Per logografia - che deriva dal termine "lògos", parola - indica uno scritto in prosa[1] e non più in versi.
Nacque in Ionia, l'ambiente più evoluto del mondo greco, con scrittori (circa una decina), di cui ben nove provenivano da città dell'Asia Minore o isole contermini[2].
Il termine "logografo" fu usato per la prima volta da Tucidide[3] per indicare i suoi predecessori che si erano dedicati alla trattazione di eventi storici, con fine più edonistico che didattico, essendo le opere logografiche destinate alla lettura pubblica, e oggi "con il termine 'logografi' sono frequentemente indicati, nella letteratura moderna, gli autori di storie e di cronache fioriti anteriormente a Tucidide, gli storici cioè del VI e V sec. a.C., fino a Ellanico di Mitilene, con esclusione di Erodoto"[4].
I logografi cercarono per la prima volta di razionalizzare il patrimonio mitico precedente e di introdurre la concezione lineare della storia. Il mito, appartenente alla cultura greca epica, non era più accolto passivamente, ma veniva interpretato e messo in correlazione con il presente, degno anch'esso di essere memorabile come i racconti epici.
Viste nell'insieme, le opere di questi scrittori trattano di genealogie mitiche, fondazioni di città o storie di etnie greche e barbare, cronache e impalcature cronografiche, raccogliendo, in effetti, da quanto rimane della loro produzione, materiale orale ed epigrafico, ponendosi, in effetti, come editori di cronache locali[5].

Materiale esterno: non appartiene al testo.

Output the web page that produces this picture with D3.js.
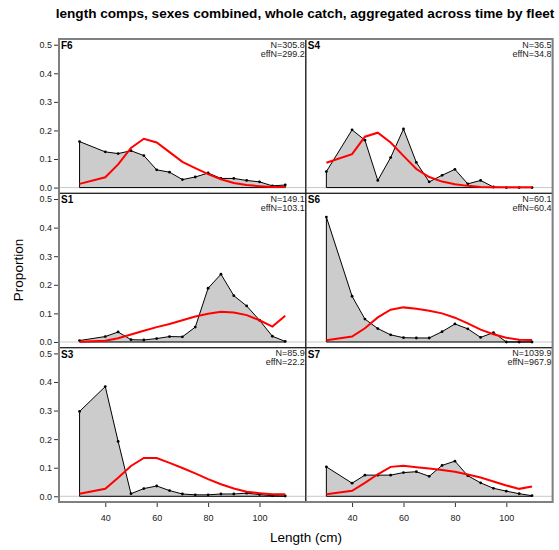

Con la logografia si può dire che il discorso storico si svincoli, sia pure in modo embrionale, dal puro racconto, esercitando una sorta di selezione e ordinamento del materiale tràdito, in modo, comunque, piuttosto larvale rispetto ad Erodoto: per questo motivo, oltre che per la mancanza di attrattive stilistiche, le opere di questi autori scomparvero dalla tradizione, restando puri serbatoi di dati almeno fino all'età alessandrina.